* [COLLECTED DATA]
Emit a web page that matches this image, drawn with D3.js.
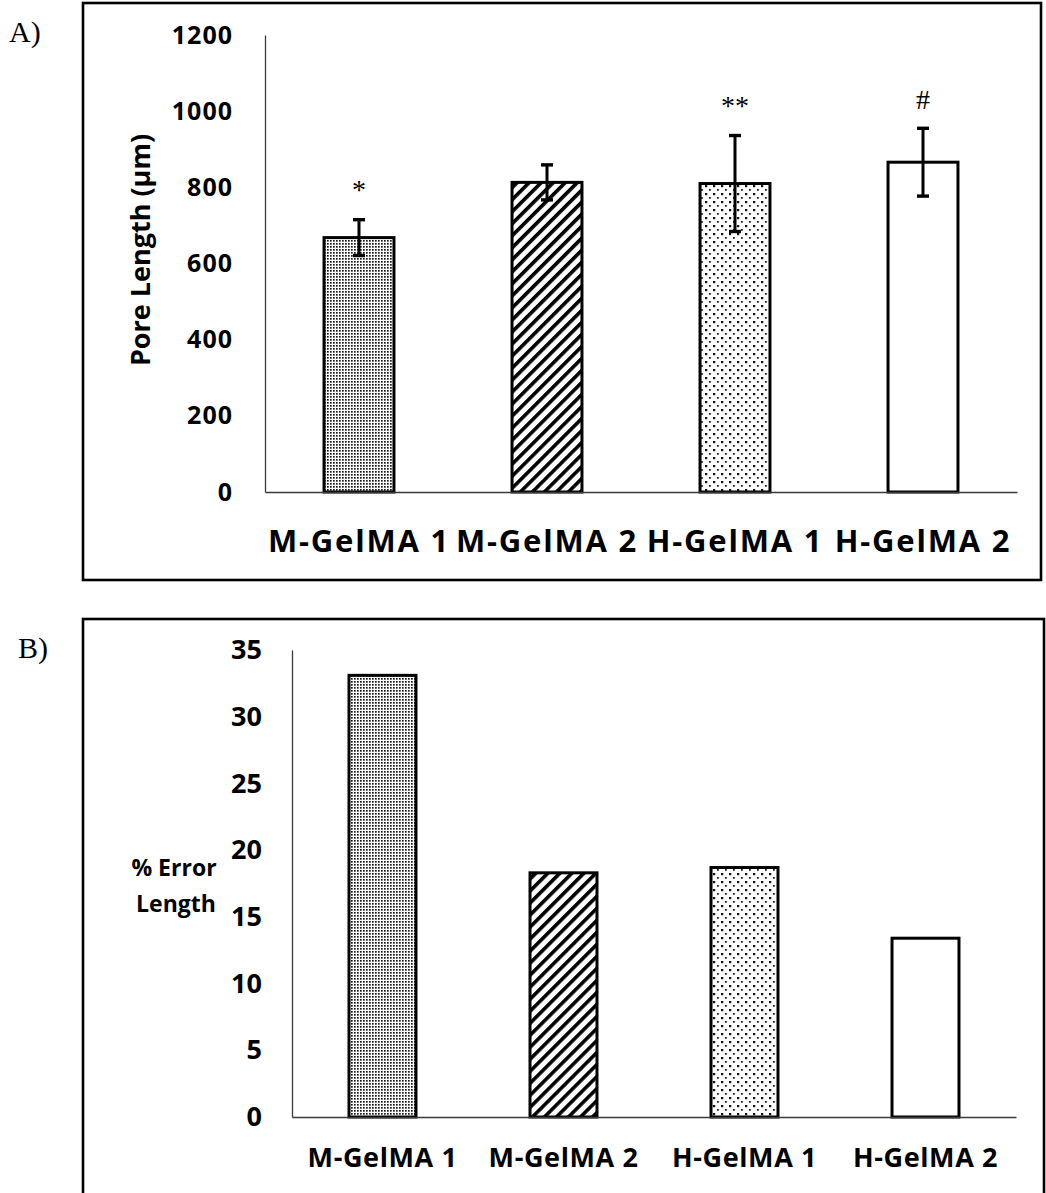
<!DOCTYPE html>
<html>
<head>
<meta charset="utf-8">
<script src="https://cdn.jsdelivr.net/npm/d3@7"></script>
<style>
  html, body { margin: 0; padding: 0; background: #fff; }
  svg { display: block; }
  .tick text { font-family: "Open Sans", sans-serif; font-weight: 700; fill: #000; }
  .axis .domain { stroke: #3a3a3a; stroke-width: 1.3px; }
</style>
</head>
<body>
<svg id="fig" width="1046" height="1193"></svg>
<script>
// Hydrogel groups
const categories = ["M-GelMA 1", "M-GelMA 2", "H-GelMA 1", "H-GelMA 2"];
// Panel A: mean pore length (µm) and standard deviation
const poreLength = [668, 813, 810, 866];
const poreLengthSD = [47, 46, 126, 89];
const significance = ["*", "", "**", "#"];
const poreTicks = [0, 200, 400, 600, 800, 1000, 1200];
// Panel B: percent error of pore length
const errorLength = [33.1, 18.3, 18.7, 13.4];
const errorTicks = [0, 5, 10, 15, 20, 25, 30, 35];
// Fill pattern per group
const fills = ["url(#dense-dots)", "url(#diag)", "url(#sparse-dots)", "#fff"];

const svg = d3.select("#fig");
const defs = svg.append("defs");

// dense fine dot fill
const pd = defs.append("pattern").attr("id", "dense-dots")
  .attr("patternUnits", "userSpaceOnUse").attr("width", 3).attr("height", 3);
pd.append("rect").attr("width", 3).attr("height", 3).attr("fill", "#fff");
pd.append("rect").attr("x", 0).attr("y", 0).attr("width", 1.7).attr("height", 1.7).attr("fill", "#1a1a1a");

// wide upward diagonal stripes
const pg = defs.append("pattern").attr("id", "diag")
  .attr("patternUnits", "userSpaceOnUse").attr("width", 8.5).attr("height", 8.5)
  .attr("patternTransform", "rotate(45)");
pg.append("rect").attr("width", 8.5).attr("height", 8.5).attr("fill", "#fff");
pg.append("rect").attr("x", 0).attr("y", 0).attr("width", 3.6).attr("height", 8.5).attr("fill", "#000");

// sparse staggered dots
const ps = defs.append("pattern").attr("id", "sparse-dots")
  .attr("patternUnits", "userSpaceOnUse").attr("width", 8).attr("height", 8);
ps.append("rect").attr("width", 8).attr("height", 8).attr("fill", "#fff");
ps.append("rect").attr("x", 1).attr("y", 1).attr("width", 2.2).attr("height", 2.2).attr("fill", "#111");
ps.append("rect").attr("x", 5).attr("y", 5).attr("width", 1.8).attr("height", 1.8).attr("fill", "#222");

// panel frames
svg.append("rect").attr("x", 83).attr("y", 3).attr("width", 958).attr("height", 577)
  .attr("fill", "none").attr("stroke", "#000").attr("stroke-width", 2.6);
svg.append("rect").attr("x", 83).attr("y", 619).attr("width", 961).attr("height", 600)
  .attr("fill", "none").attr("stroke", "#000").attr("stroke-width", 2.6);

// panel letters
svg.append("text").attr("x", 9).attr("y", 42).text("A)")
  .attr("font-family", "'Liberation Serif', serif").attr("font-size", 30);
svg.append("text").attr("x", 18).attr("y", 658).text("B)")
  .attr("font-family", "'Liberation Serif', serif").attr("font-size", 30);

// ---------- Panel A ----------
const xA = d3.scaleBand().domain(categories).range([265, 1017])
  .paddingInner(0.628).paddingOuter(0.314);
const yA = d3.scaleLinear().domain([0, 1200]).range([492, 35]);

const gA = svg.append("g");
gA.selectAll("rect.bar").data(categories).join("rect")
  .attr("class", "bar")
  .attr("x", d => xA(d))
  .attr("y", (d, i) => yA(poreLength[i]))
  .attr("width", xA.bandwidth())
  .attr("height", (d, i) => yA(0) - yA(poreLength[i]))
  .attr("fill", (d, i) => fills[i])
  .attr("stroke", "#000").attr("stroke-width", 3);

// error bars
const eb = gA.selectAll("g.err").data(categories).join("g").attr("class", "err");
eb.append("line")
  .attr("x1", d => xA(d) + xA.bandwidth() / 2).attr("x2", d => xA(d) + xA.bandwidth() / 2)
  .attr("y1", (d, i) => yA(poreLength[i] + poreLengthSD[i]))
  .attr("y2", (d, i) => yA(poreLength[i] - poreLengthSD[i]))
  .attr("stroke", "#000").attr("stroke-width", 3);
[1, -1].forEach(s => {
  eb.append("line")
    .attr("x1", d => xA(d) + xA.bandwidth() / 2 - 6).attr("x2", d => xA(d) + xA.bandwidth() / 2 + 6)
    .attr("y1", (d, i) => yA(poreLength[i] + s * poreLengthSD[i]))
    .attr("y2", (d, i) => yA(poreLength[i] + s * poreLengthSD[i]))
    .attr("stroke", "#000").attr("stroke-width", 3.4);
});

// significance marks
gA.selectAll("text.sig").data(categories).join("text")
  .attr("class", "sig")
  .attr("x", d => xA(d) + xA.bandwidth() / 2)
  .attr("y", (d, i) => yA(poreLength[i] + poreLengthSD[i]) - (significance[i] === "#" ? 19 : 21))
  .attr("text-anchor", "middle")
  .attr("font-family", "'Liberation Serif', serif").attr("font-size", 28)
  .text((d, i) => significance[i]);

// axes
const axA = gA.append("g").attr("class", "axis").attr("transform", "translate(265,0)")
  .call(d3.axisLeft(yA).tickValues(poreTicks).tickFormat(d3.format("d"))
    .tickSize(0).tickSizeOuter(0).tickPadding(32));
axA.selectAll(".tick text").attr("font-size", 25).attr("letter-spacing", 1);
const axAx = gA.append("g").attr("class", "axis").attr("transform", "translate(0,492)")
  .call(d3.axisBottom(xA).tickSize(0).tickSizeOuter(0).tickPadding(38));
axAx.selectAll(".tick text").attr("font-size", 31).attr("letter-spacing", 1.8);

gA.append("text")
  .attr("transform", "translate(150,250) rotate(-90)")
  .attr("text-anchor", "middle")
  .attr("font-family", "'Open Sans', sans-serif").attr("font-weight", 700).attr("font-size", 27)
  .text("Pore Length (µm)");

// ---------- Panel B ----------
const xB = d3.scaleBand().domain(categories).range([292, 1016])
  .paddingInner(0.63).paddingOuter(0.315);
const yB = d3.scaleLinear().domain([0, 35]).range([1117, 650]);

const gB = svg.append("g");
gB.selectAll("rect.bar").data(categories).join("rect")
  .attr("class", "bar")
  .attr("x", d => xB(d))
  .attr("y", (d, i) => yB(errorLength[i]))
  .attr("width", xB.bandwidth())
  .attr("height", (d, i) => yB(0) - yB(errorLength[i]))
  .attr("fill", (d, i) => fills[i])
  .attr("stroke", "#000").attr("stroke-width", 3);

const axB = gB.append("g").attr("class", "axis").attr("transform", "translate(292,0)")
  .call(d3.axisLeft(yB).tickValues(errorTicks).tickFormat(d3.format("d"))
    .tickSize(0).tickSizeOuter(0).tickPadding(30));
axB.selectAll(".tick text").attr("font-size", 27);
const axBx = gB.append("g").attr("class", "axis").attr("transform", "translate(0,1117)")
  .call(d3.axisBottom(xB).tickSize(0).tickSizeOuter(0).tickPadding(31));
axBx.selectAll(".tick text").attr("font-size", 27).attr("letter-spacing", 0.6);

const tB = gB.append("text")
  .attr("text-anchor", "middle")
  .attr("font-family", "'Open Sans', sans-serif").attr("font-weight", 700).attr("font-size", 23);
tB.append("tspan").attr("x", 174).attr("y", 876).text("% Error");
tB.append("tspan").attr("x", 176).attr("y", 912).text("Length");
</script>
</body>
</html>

* [SET TASK]
In your copy, leave out the pictures and reproduce the material above exactly.

* [ANSWER IN FULL]
Emit a web page that matches this image, drawn with D3.js.
<!DOCTYPE html>
<html>
<head>
<meta charset="utf-8">
<script src="https://cdn.jsdelivr.net/npm/d3@7"></script>
<style>
  html, body { margin: 0; padding: 0; background: #fff; }
  svg { display: block; }
  .tick text { font-family: "Open Sans", sans-serif; font-weight: 700; fill: #000; }
  .axis .domain { stroke: #3a3a3a; stroke-width: 1.3px; }
</style>
</head>
<body>
<svg id="fig" width="1046" height="1193"></svg>
<script>
// Hydrogel groups
const categories = ["M-GelMA 1", "M-GelMA 2", "H-GelMA 1", "H-GelMA 2"];
// Panel A: mean pore length (µm) and standard deviation
const poreLength = [668, 813, 810, 866];
const poreLengthSD = [47, 46, 126, 89];
const significance = ["*", "", "**", "#"];
const poreTicks = [0, 200, 400, 600, 800, 1000, 1200];
// Panel B: percent error of pore length
const errorLength = [33.1, 18.3, 18.7, 13.4];
const errorTicks = [0, 5, 10, 15, 20, 25, 30, 35];
// Fill pattern per group
const fills = ["url(#dense-dots)", "url(#diag)", "url(#sparse-dots)", "#fff"];

const svg = d3.select("#fig");
const defs = svg.append("defs");

// dense fine dot fill
const pd = defs.append("pattern").attr("id", "dense-dots")
  .attr("patternUnits", "userSpaceOnUse").attr("width", 3).attr("height", 3);
pd.append("rect").attr("width", 3).attr("height", 3).attr("fill", "#fff");
pd.append("rect").attr("x", 0).attr("y", 0).attr("width", 1.7).attr("height", 1.7).attr("fill", "#1a1a1a");

// wide upward diagonal stripes
const pg = defs.append("pattern").attr("id", "diag")
  .attr("patternUnits", "userSpaceOnUse").attr("width", 8.5).attr("height", 8.5)
  .attr("patternTransform", "rotate(45)");
pg.append("rect").attr("width", 8.5).attr("height", 8.5).attr("fill", "#fff");
pg.append("rect").attr("x", 0).attr("y", 0).attr("width", 3.6).attr("height", 8.5).attr("fill", "#000");

// sparse staggered dots
const ps = defs.append("pattern").attr("id", "sparse-dots")
  .attr("patternUnits", "userSpaceOnUse").attr("width", 8).attr("height", 8);
ps.append("rect").attr("width", 8).attr("height", 8).attr("fill", "#fff");
ps.append("rect").attr("x", 1).attr("y", 1).attr("width", 2.2).attr("height", 2.2).attr("fill", "#111");
ps.append("rect").attr("x", 5).attr("y", 5).attr("width", 1.8).attr("height", 1.8).attr("fill", "#222");

// panel frames
svg.append("rect").attr("x", 83).attr("y", 3).attr("width", 958).attr("height", 577)
  .attr("fill", "none").attr("stroke", "#000").attr("stroke-width", 2.6);
svg.append("rect").attr("x", 83).attr("y", 619).attr("width", 961).attr("height", 600)
  .attr("fill", "none").attr("stroke", "#000").attr("stroke-width", 2.6);

// panel letters
svg.append("text").attr("x", 9).attr("y", 42).text("A)")
  .attr("font-family", "'Liberation Serif', serif").attr("font-size", 30);
svg.append("text").attr("x", 18).attr("y", 658).text("B)")
  .attr("font-family", "'Liberation Serif', serif").attr("font-size", 30);

// ---------- Panel A ----------
const xA = d3.scaleBand().domain(categories).range([265, 1017])
  .paddingInner(0.628).paddingOuter(0.314);
const yA = d3.scaleLinear().domain([0, 1200]).range([492, 35]);

const gA = svg.append("g");
gA.selectAll("rect.bar").data(categories).join("rect")
  .attr("class", "bar")
  .attr("x", d => xA(d))
  .attr("y", (d, i) => yA(poreLength[i]))
  .attr("width", xA.bandwidth())
  .attr("height", (d, i) => yA(0) - yA(poreLength[i]))
  .attr("fill", (d, i) => fills[i])
  .attr("stroke", "#000").attr("stroke-width", 3);

// error bars
const eb = gA.selectAll("g.err").data(categories).join("g").attr("class", "err");
eb.append("line")
  .attr("x1", d => xA(d) + xA.bandwidth() / 2).attr("x2", d => xA(d) + xA.bandwidth() / 2)
  .attr("y1", (d, i) => yA(poreLength[i] + poreLengthSD[i]))
  .attr("y2", (d, i) => yA(poreLength[i] - poreLengthSD[i]))
  .attr("stroke", "#000").attr("stroke-width", 3);
[1, -1].forEach(s => {
  eb.append("line")
    .attr("x1", d => xA(d) + xA.bandwidth() / 2 - 6).attr("x2", d => xA(d) + xA.bandwidth() / 2 + 6)
    .attr("y1", (d, i) => yA(poreLength[i] + s * poreLengthSD[i]))
    .attr("y2", (d, i) => yA(poreLength[i] + s * poreLengthSD[i]))
    .attr("stroke", "#000").attr("stroke-width", 3.4);
});

// significance marks
gA.selectAll("text.sig").data(categories).join("text")
  .attr("class", "sig")
  .attr("x", d => xA(d) + xA.bandwidth() / 2)
  .attr("y", (d, i) => yA(poreLength[i] + poreLengthSD[i]) - (significance[i] === "#" ? 19 : 21))
  .attr("text-anchor", "middle")
  .attr("font-family", "'Liberation Serif', serif").attr("font-size", 28)
  .text((d, i) => significance[i]);

// axes
const axA = gA.append("g").attr("class", "axis").attr("transform", "translate(265,0)")
  .call(d3.axisLeft(yA).tickValues(poreTicks).tickFormat(d3.format("d"))
    .tickSize(0).tickSizeOuter(0).tickPadding(32));
axA.selectAll(".tick text").attr("font-size", 25).attr("letter-spacing", 1);
const axAx = gA.append("g").attr("class", "axis").attr("transform", "translate(0,492)")
  .call(d3.axisBottom(xA).tickSize(0).tickSizeOuter(0).tickPadding(38));
axAx.selectAll(".tick text").attr("font-size", 31).attr("letter-spacing", 1.8);

gA.append("text")
  .attr("transform", "translate(150,250) rotate(-90)")
  .attr("text-anchor", "middle")
  .attr("font-family", "'Open Sans', sans-serif").attr("font-weight", 700).attr("font-size", 27)
  .text("Pore Length (µm)");

// ---------- Panel B ----------
const xB = d3.scaleBand().domain(categories).range([292, 1016])
  .paddingInner(0.63).paddingOuter(0.315);
const yB = d3.scaleLinear().domain([0, 35]).range([1117, 650]);

const gB = svg.append("g");
gB.selectAll("rect.bar").data(categories).join("rect")
  .attr("class", "bar")
  .attr("x", d => xB(d))
  .attr("y", (d, i) => yB(errorLength[i]))
  .attr("width", xB.bandwidth())
  .attr("height", (d, i) => yB(0) - yB(errorLength[i]))
  .attr("fill", (d, i) => fills[i])
  .attr("stroke", "#000").attr("stroke-width", 3);

const axB = gB.append("g").attr("class", "axis").attr("transform", "translate(292,0)")
  .call(d3.axisLeft(yB).tickValues(errorTicks).tickFormat(d3.format("d"))
    .tickSize(0).tickSizeOuter(0).tickPadding(30));
axB.selectAll(".tick text").attr("font-size", 27);
const axBx = gB.append("g").attr("class", "axis").attr("transform", "translate(0,1117)")
  .call(d3.axisBottom(xB).tickSize(0).tickSizeOuter(0).tickPadding(31));
axBx.selectAll(".tick text").attr("font-size", 27).attr("letter-spacing", 0.6);

const tB = gB.append("text")
  .attr("text-anchor", "middle")
  .attr("font-family", "'Open Sans', sans-serif").attr("font-weight", 700).attr("font-size", 23);
tB.append("tspan").attr("x", 174).attr("y", 876).text("% Error");
tB.append("tspan").attr("x", 176).attr("y", 912).text("Length");
</script>
</body>
</html>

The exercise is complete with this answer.